There is also an awareness of the need for the development of interfamily relationships, for reciprocal spiritual and material assistance, the rediscovery of the ecclesial mission proper to the family and its responsibility for the building of a more just society. On the other hand, however, signs are not lacking of a disturbing degradation of some fundamental values: a mistaken theoretical and practical concept of the independence of the spouses in relation to each other; serious misconceptions regarding the relationship of authority between parents and children; the concrete difficulties that the family itself experiences in the transmission of values; the growing number of divorces; the scourge of abortion; the ever more frequent recourse to sterilization; the appearance of a truly contraceptive mentality.

Adding to this difficulty is the new challenge arises in the civil court that changes the definition of marriage.
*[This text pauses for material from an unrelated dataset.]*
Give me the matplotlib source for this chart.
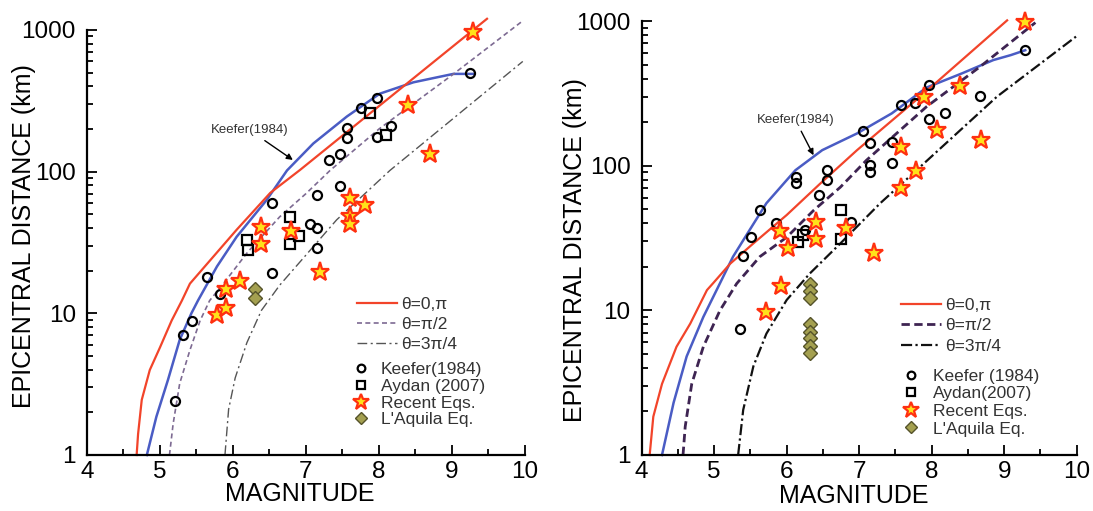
import numpy as np
import matplotlib.pyplot as plt
from matplotlib.ticker import LogLocator, NullFormatter

plt.rcParams['font.family'] = ['Liberation Sans', 'DejaVu Sans']

# ---------------- left panel data ----------------
red_L_mag = [4.68, 4.70, 4.75, 4.86, 5.00, 5.16, 5.30, 5.41, 5.73, 6.05, 6.51, 6.92, 9.48]
red_L_dist = [1.0, 1.41, 2.45, 3.98, 5.75, 8.9, 12.3, 16.2, 25.1, 38.9, 70.8, 103, 1200]
blue_L_mag = [4.82, 4.95, 5.11, 5.27, 5.43, 5.52, 5.78, 6.05, 6.46, 6.74, 7.10, 7.56, 8.01, 8.47, 8.74, 9.02, 9.29]
blue_L_dist = [1.0, 1.86, 3.4, 6.5, 10, 12.3, 21.4, 34.7, 63, 102, 158, 245, 355, 427, 457, 490, 490]
pur_L_mag = [5.13, 5.18, 5.27, 5.41, 5.55, 5.68, 5.90, 6.20, 6.64, 7.00, 7.33, 8.00, 9.00, 9.95]
pur_L_dist = [1.0, 1.66, 3.2, 5.5, 8.9, 12.3, 17, 27, 48, 70, 102, 200, 480, 1140]
dd_L_mag = [5.89, 5.94, 6.03, 6.19, 6.39, 6.64, 7.42, 8.15, 9.97]
dd_L_dist = [1.0, 2.1, 3.5, 6.2, 10.5, 15.8, 45.7, 102, 600]

keefer_L_mag = [5.20, 5.32, 5.44, 5.65, 5.82, 6.53, 6.53, 7.05, 7.15, 7.15, 7.15, 7.31, 7.46, 7.46,
                7.56, 7.56, 7.76, 7.97, 7.97, 8.16, 9.25]
keefer_L_dist = [2.4, 7.0, 8.8, 18, 13.8, 19.4, 60, 43, 40, 29, 68, 121, 134, 79,
                 172, 203, 280, 333, 177, 210, 500]
aydan_L_mag = [6.19, 6.21, 6.78, 6.78, 6.91, 7.88, 8.10]
aydan_L_dist = [33, 28, 48, 31, 35, 258, 181]
recent_L_mag = [5.78, 5.90, 5.90, 6.09, 6.39, 6.39, 6.80, 7.19, 7.60, 7.60, 7.60, 7.81, 8.40, 8.70, 9.29]
recent_L_dist = [9.7, 10.9, 14.8, 16.9, 41, 31, 38, 19.6, 65, 49, 43, 58, 295, 134, 970]
aquila_L_mag = [6.30, 6.30]
aquila_L_dist = [14.8, 12.9]

# ---------------- right panel data ----------------
red_R_mag = [4.11, 4.16, 4.28, 4.48, 4.67, 4.90, 4.99, 5.22, 5.54, 6.00, 6.46, 6.97, 7.84, 9.04]
red_R_dist = [1.0, 1.84, 3.1, 5.6, 8.1, 13.8, 15.5, 21, 29, 45.6, 75, 128, 300, 1010]
blue_R_mag = [4.28, 4.44, 4.62, 4.85, 5.08, 5.26, 5.49, 5.72, 6.12, 6.49, 6.97, 7.45, 7.93, 8.42, 8.85, 9.09, 9.29]
blue_R_dist = [1.0, 2.3, 4.8, 9, 15.4, 23.5, 36, 55, 93, 128, 167, 230, 347, 435, 537, 581, 628]
pur_R_mag = [4.57, 4.60, 4.69, 4.85, 5.08, 5.31, 5.63, 6.00, 6.37, 6.74, 7.10, 7.93, 8.66, 9.43]
pur_R_dist = [1.0, 1.57, 3.1, 5.6, 10, 15.3, 23.5, 32, 49, 71, 109, 256, 480, 975]
dd_R_mag = [5.33, 5.40, 5.54, 5.72, 6.00, 6.32, 6.74, 7.29, 7.78, 8.90, 9.99]
dd_R_dist = [1.0, 2.05, 4.1, 6.9, 11.8, 18, 29, 55, 92, 300, 780]

keefer_R_mag = [5.36, 5.40, 5.51, 5.63, 5.85, 6.13, 6.13, 6.25, 6.45, 6.55, 6.55, 6.89, 7.05, 7.15,
                7.15, 7.15, 7.45, 7.45, 7.57, 7.77, 7.96, 7.96, 8.18, 8.66, 9.29]
keefer_R_dist = [7.4, 23.7, 32, 49, 40, 84, 76, 36, 63, 93, 80, 41, 174, 144,
                 101, 91, 146, 104, 263, 272, 361, 209, 230, 303, 628]
aydan_R_mag = [6.15, 6.22, 6.75, 6.75]
aydan_R_dist = [29.5, 33, 49, 31]
recent_R_mag = [5.71, 5.92, 5.91, 6.02, 6.41, 6.41, 6.82, 7.20, 7.57, 7.57, 7.78, 8.07, 7.89, 8.39, 8.68, 9.29]
recent_R_dist = [9.8, 14.7, 35.5, 27, 41, 31, 37, 25, 70, 135, 92, 176, 299, 355, 150, 988]
aquila_R_mag = [6.32] * 8
aquila_R_dist = [15.1, 13.6, 12.2, 8.0, 7.1, 6.4, 5.66, 5.1]

fig = plt.figure(figsize=(10.93, 5.11), dpi=100)
axL = fig.add_axes([0.0796, 0.1096, 0.4007, 0.8317])
axR = fig.add_axes([0.5871, 0.1096, 0.3980, 0.8493])

TXT = '#333333'


def style(ax):
    ax.set_yscale('log')
    ax.set_xlim(4, 10)
    ax.set_ylim(1, 1000)
    for s in ['top', 'right']:
        ax.spines[s].set_visible(False)
    for s in ['left', 'bottom']:
        ax.spines[s].set_linewidth(1.6)
    ax.set_xticks(range(4, 11))
    ax.set_xticks(np.arange(4.5, 10, 1), minor=True)
    ax.set_yticks([1, 10, 100, 1000])
    ax.set_yticklabels(['1', '10', '100', '1000'])
    ax.yaxis.set_minor_locator(LogLocator(base=10, subs=range(2, 10)))
    ax.yaxis.set_minor_formatter(NullFormatter())
    ax.tick_params(which='both', direction='in', width=1.3, labelsize=17.5)
    ax.tick_params(which='major', length=7)
    ax.tick_params(which='minor', length=4)
    ax.tick_params(axis='y', pad=8)
    ax.tick_params(axis='x', pad=4)


def draw(ax, curves, pts, lab_keefer, lab_aydan):
    lines = []
    for m, d, kw, lab in curves:
        ln, = ax.plot(m, d, clip_on=False, label=lab, **kw)
        lines.append(ln)
    km, kd, am, ad, rm, rd, qm, qd = pts
    h1, = ax.plot(km, kd, 'o', ms=6.5, mfc='none', mec='black', mew=1.6, label=lab_keefer)
    h2, = ax.plot(am, ad, 's', ms=6.5, mfc='none', mec='black', mew=1.6, label=lab_aydan)
    h4, = ax.plot(qm, qd, 'D', ms=7, mfc='#a4a050', mec='#55532a', mew=1.0, label="L'Aquila Eq.")
    h3, = ax.plot(rm, rd, '*', ms=14, mfc='#ffe21a', mec='#ff3010', mew=1.6, label='Recent Eqs.',
                  clip_on=False)
    return lines, [h1, h2, h3, h4]


style(axL)
style(axR)

curvesL = [
    (blue_L_mag, blue_L_dist, dict(color='#4a5cc4', lw=1.8), None),
    (red_L_mag, red_L_dist, dict(color='#f2442a', lw=1.6), 'θ=0,π'),
    (pur_L_mag, pur_L_dist, dict(color='#7d6a92', lw=1.2, ls=(0, (3, 2))), 'θ=π/2'),
    (dd_L_mag, dd_L_dist, dict(color='#555555', lw=1.0, ls=(0, (7, 2.5, 1.5, 2.5))), 'θ=3π/4'),
]
curvesR = [
    (blue_R_mag, blue_R_dist, dict(color='#4a5cc4', lw=1.8), None),
    (red_R_mag, red_R_dist, dict(color='#f2442a', lw=1.6), 'θ=0,π'),
    (pur_R_mag, pur_R_dist, dict(color='#3e2452', lw=2.0, ls=(0, (3, 1.6))), 'θ=π/2'),
    (dd_R_mag, dd_R_dist, dict(color='#111111', lw=1.6, ls=(0, (5, 1.5, 1, 1.5))), 'θ=3π/4'),
]

linesL, mkL = draw(axL, curvesL,
                   (keefer_L_mag, keefer_L_dist, aydan_L_mag, aydan_L_dist,
                    recent_L_mag, recent_L_dist, aquila_L_mag, aquila_L_dist),
                   'Keefer(1984)', 'Aydan (2007)')
linesR, mkR = draw(axR, curvesR,
                   (keefer_R_mag, keefer_R_dist, aydan_R_mag, aydan_R_dist,
                    recent_R_mag, recent_R_dist, aquila_R_mag, aquila_R_dist),
                   'Keefer (1984)', 'Aydan(2007)')

# legends (lines block + markers block)
for ax, lines, mks, l1, l2 in [(axL, linesL, mkL, (0.616, 0.371, 0.27), (0.605, 0.218, 0.08, 0.65)),
                               (axR, linesR, mkR, (0.596, 0.363, 0.32), (0.599, 0.199, 0.14, 0.75))]:
    leg1 = ax.legend(handles=lines[1:], loc='upper left', bbox_to_anchor=(l1[0], l1[1]),
                     frameon=False, fontsize=12.5, handlelength=2.3, handletextpad=0.25,
                     labelspacing=l1[2], borderpad=0, borderaxespad=0, labelcolor=TXT)
    ax.add_artist(leg1)
    ax.legend(handles=mks, loc='upper left', bbox_to_anchor=(l2[0], l2[1]),
              frameon=False, fontsize=12.5, handlelength=1.0, handletextpad=l2[3],
              labelspacing=l2[2], borderpad=0, borderaxespad=0, labelcolor=TXT,
              markerscale=0.85)

# Keefer annotations
axL.annotate('Keefer(1984)', xy=(6.82, 121), xytext=(6.23, 196), ha='center', va='center',
             fontsize=9.5, color=TXT,
             arrowprops=dict(arrowstyle='-|>', color='black', lw=1.0, mutation_scale=9, shrinkB=0))
axR.annotate('Keefer(1984)', xy=(6.37, 118), xytext=(6.12, 207), ha='center', va='center',
             fontsize=9.5, color=TXT,
             arrowprops=dict(arrowstyle='-|>', color='black', lw=1.0, mutation_scale=9, shrinkB=0))

for ax in [axL, axR]:
    ax.set_xlabel('MAGNITUDE', fontsize=18, va='center')
    ax.set_ylabel('EPICENTRAL DISTANCE (km)', fontsize=18, va='center')
axL.xaxis.set_label_coords(0.486, -0.092)
axR.xaxis.set_label_coords(0.488, -0.094)
axL.yaxis.set_label_coords(-0.144, 0.516)
axR.yaxis.set_label_coords(-0.153, 0.472)

fig.savefig('out.png', dpi=100)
On July 8, 2003 the government of British Columbia / Vancouver legalized “same sex marriage”. It destroys the foundation of the family and violates the dignity of a human person particularly of a child. During the anniversary of the centennial anniversary of the Rerum Novarum, Pope John Paul II reminded us once again that human rights are not created by the works of man but they “flow from his essential dignity as a person.” However, what the lawmakers try to do was to redefine the reality of marriage that is, the union of a man and a woman that gives a possibility of a child-born, to the definition of a committed relationship between two adults to accommodate same sex couples. The direct effect of this outcome is that the redefined law of marriage robs the right of a child to his/her birth parents. The law is based on the premises that an institution has no interest to reunite the children to their natural parents. Thus, the law was made to suit the interest of two adults and not about the children or family. The remote effect of this absurd law has already mentioned above by Dr. Vitz of children who become delinquent, criminal, addict, etc.